For all the fascinating content that many brands now generate, engaging an audience that is information rich and time poor is still a problem. Customers are impatient to see the value of your brand upfront – and great content is not enough.
Previously, the audience’s approach to brand was “Who are you and why should I care,” but this has evolved to “What are you going to do for me, why should I care, and why should I believe you” and only then “who are you.” This might seem a subtle distinction at first but in fact it’s a fundamental shift that brands need to contend with.
Marty Neumeier summarised this well in The Brand Gap; “Customers don’t care about strategy, they care about what your product, service, or company means in the context of their lives. And ultimately, “your brand isn’t what you say it is—it’s what they say it is” based on that experience”.
Kevin Lane Keeler’s brand equity model illustrates this point well, placing the brand’s resonance at the top of a pyramid of elements that include emotional, rational and visual associations with the brand, as judged by the audience it serves. It’s an increasingly relevant reference for B2B brands. At the pinnacle sits the brand’s proposition, which clearly defines its value to the audience based upon their needs.
Defining your brand’s value
There are a variety of frameworks for developing brand value proposition but all typically follow a similar formula. Our own take on it is as follows.
Our audience is…
Their needs, challenges and buying criteria are…
We provide product/solution/service…
The benefits and value of which are…
This is different to our competition because…
You can believe us because…
The output from this exercise should be distilled further to become more digestible and customer friendly, with sentence and paragraph derivatives.
The bigger they are, the harder they fall
This exercise might be considered the territory for small businesses and start-ups but it’s a useful process for brands of all sizes to review on a regular basis as a check and balance to ensure they stay on track and relevant to the audience they serve.

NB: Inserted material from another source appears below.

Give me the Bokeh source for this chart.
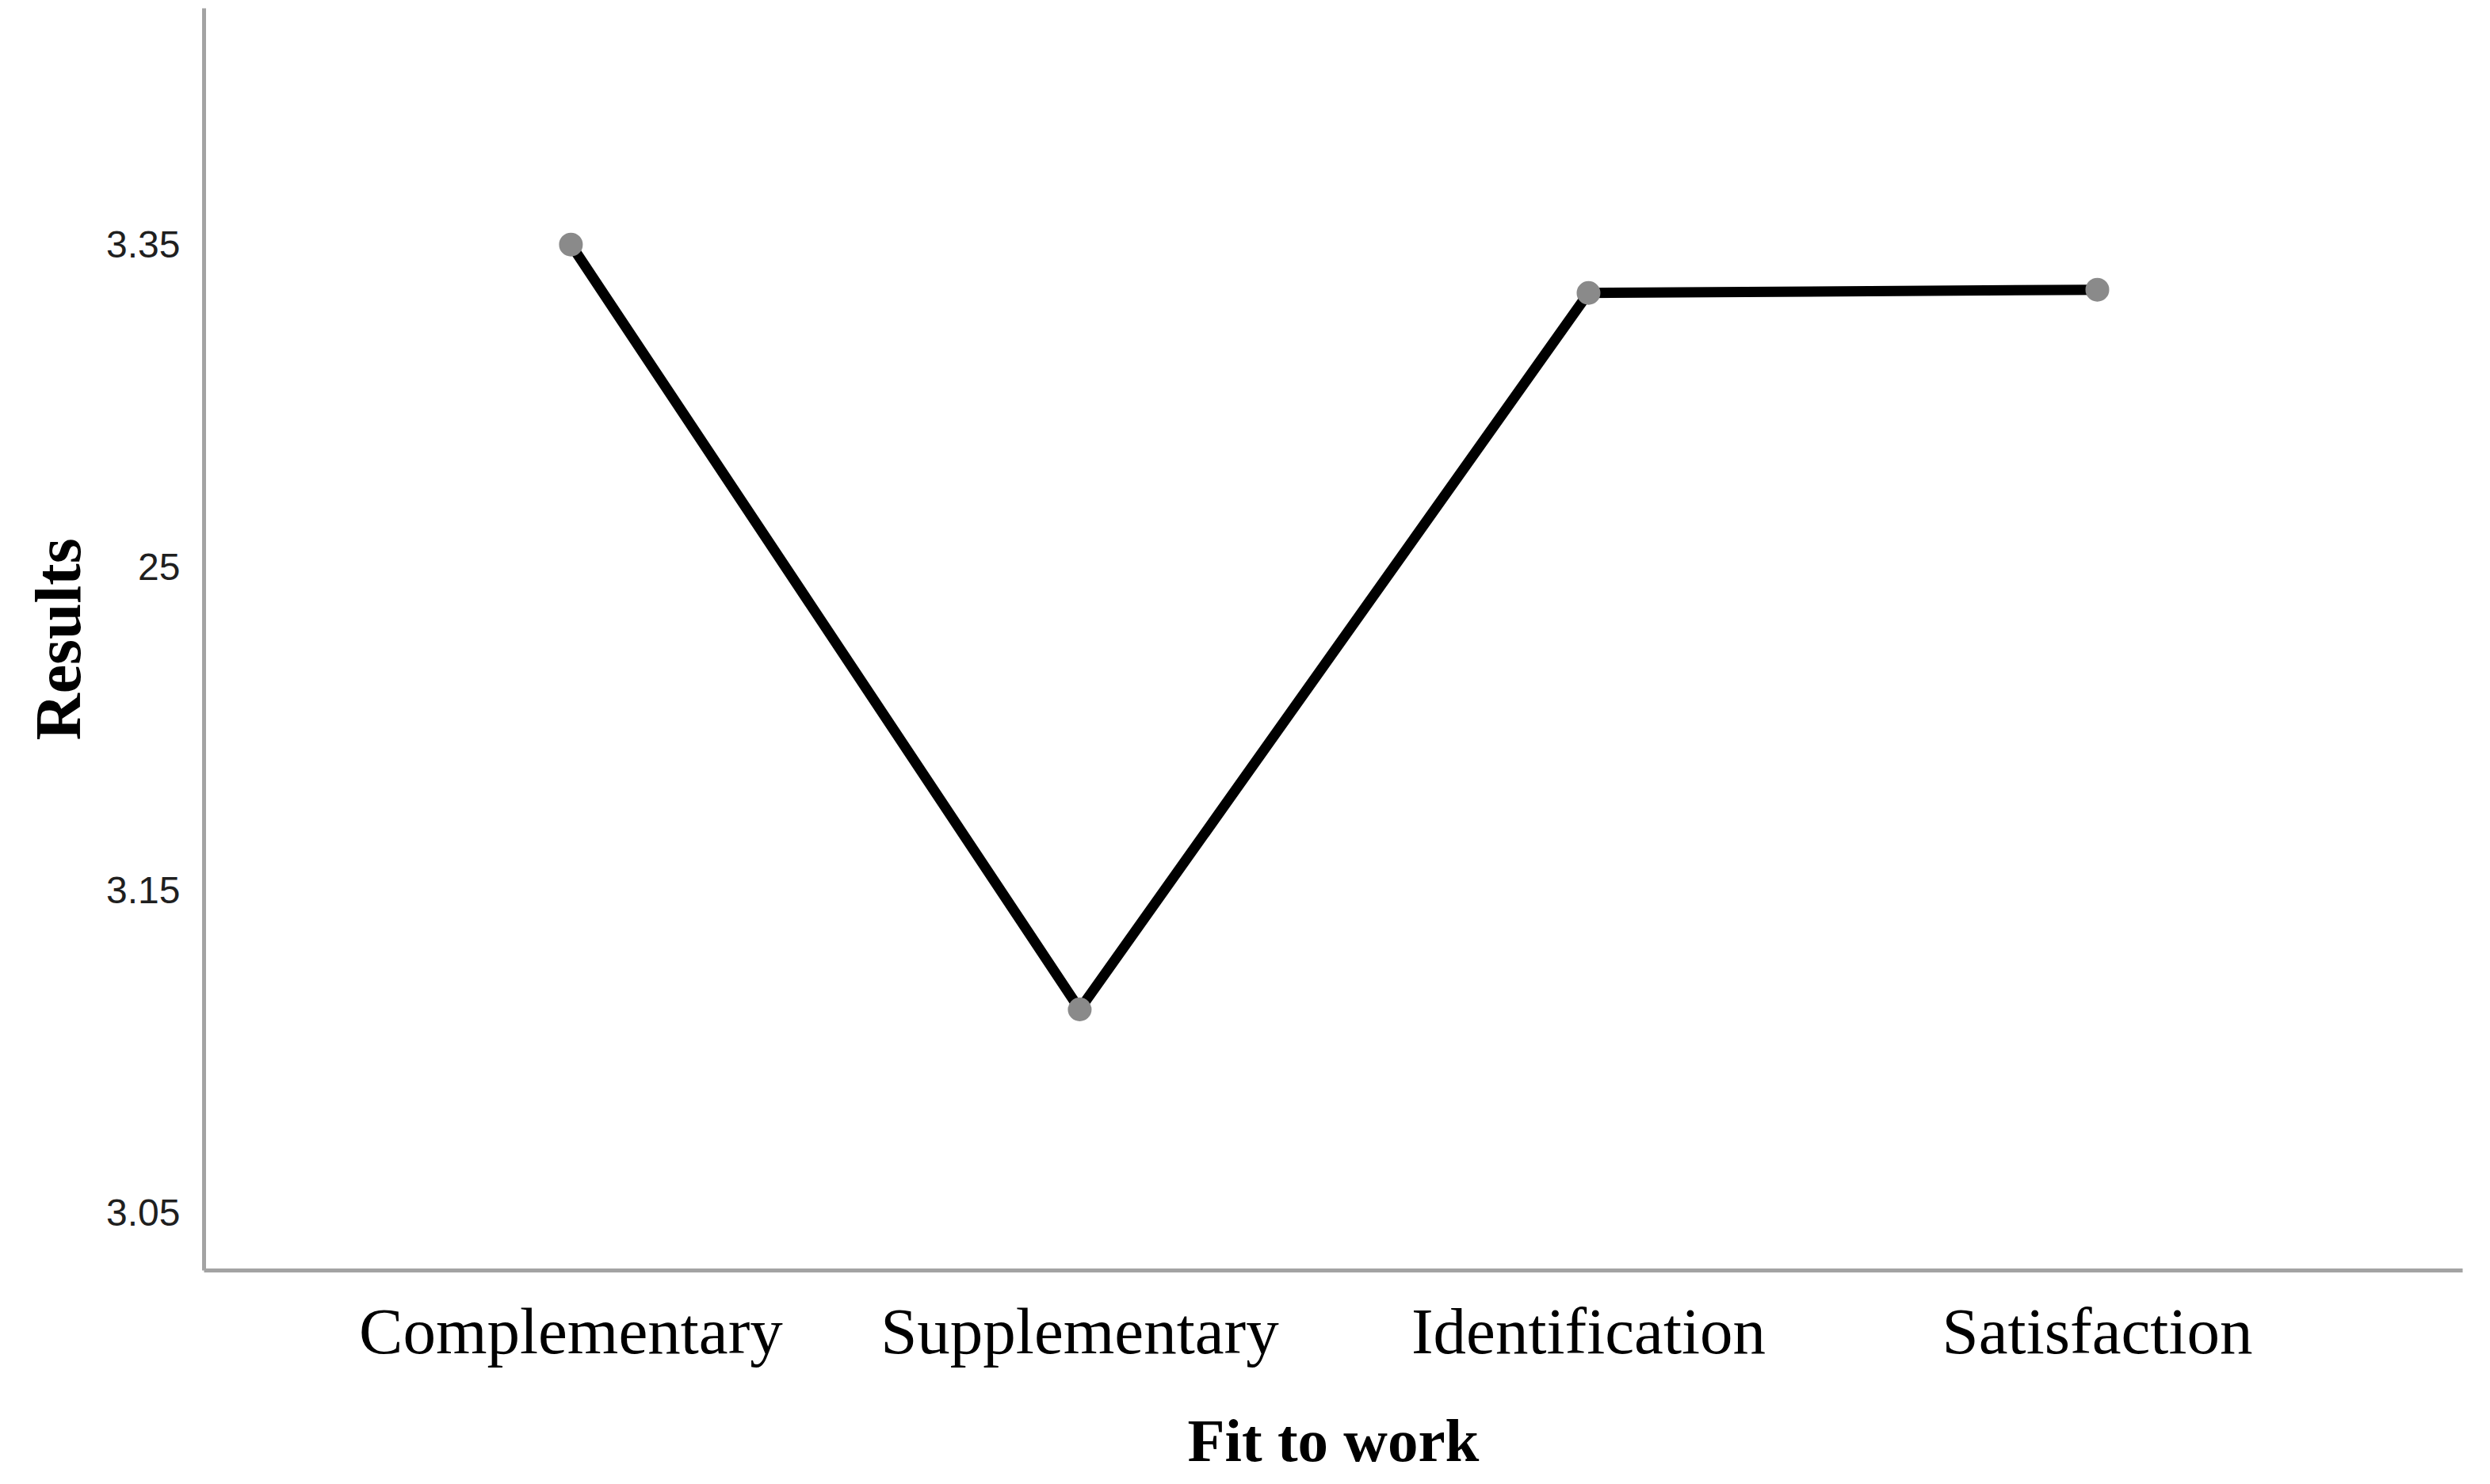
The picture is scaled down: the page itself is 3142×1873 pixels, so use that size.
from bokeh.plotting import figure
from bokeh.models import ColumnDataSource, FixedTicker, Range1d
from bokeh.embed import file_html
from bokeh.resources import INLINE

categories = ["Complementary", "Supplementary", "Identification", "Satisfaction"]
results = [3.350, 3.113, 3.335, 3.336]
y_ticks = [3.05, 3.15, 3.25, 3.35]
y_tick_labels = ["3.05", "3.15", "25", "3.35"]

xs = list(range(len(categories)))
src = ColumnDataSource(data=dict(x=xs, y=results, cat=categories))

p = figure(width=3134, height=1865, output_backend="svg", toolbar_location=None,
           x_range=Range1d(-0.721, 3.718), y_range=Range1d(3.0321, 3.4232),
           min_border_left=257, min_border_top=10, min_border_right=27, min_border_bottom=262)
p.outline_line_color = None
p.xgrid.grid_line_color = None
p.ygrid.grid_line_color = None
p.background_fill_color = "white"
p.border_fill_color = "white"

p.line("x", "y", source=src, line_color="black", line_width=13, line_join="miter")
p.scatter("x", "y", source=src, size=30, fill_color="#8a8a8a", line_color=None)

xa = p.xaxis[0]
xa.ticker = FixedTicker(ticks=xs)
xa.major_label_overrides = {i: c for i, c in zip(xs, categories)}
xa.axis_label = "Fit to work"
xa.axis_line_color = "#a3a3a3"
xa.axis_line_width = 5
xa.major_tick_line_color = None
xa.minor_tick_line_color = None
xa.major_tick_out = 0
xa.major_tick_in = 0
xa.major_label_standoff = 30
xa.major_label_text_font = "Liberation Serif"
xa.major_label_text_font_size = "83px"
xa.major_label_text_color = "black"
xa.axis_label_standoff = 46
xa.axis_label_text_font = "Liberation Serif"
xa.axis_label_text_font_style = "bold"
xa.axis_label_text_font_size = "77px"
xa.axis_label_text_color = "black"

ya = p.yaxis[0]
ya.ticker = FixedTicker(ticks=y_ticks)
ya.major_label_overrides = {t: l for t, l in zip(y_ticks, y_tick_labels)}
ya.axis_label = "Results"
ya.axis_line_color = "#a3a3a3"
ya.axis_line_width = 5
ya.major_tick_line_color = None
ya.minor_tick_line_color = None
ya.major_tick_out = 0
ya.major_tick_in = 0
ya.major_label_standoff = 30
ya.major_label_text_font = "Liberation Sans"
ya.major_label_text_font_size = "48px"
ya.major_label_text_color = "#1f1f1f"
ya.axis_label_standoff = 12
ya.axis_label_text_font = "Liberation Serif"
ya.axis_label_text_font_style = "bold"
ya.axis_label_text_font_size = "82px"
ya.axis_label_text_color = "black"

open("out.html", "w").write(file_html(p, INLINE))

Brand values; as important as ever
Whilst the brand value needs to be clear, its values still have an important role to play. Authenticity, authority and integrity are vital if brands are not to appear bi-polar. It’s no good your marketing conveying one message when your business is delivering another. Customer experience is the number one reason for businesses to look elsewhere and, in an increasingly social business environment where experiences are sought and shared, it’s more important then ever.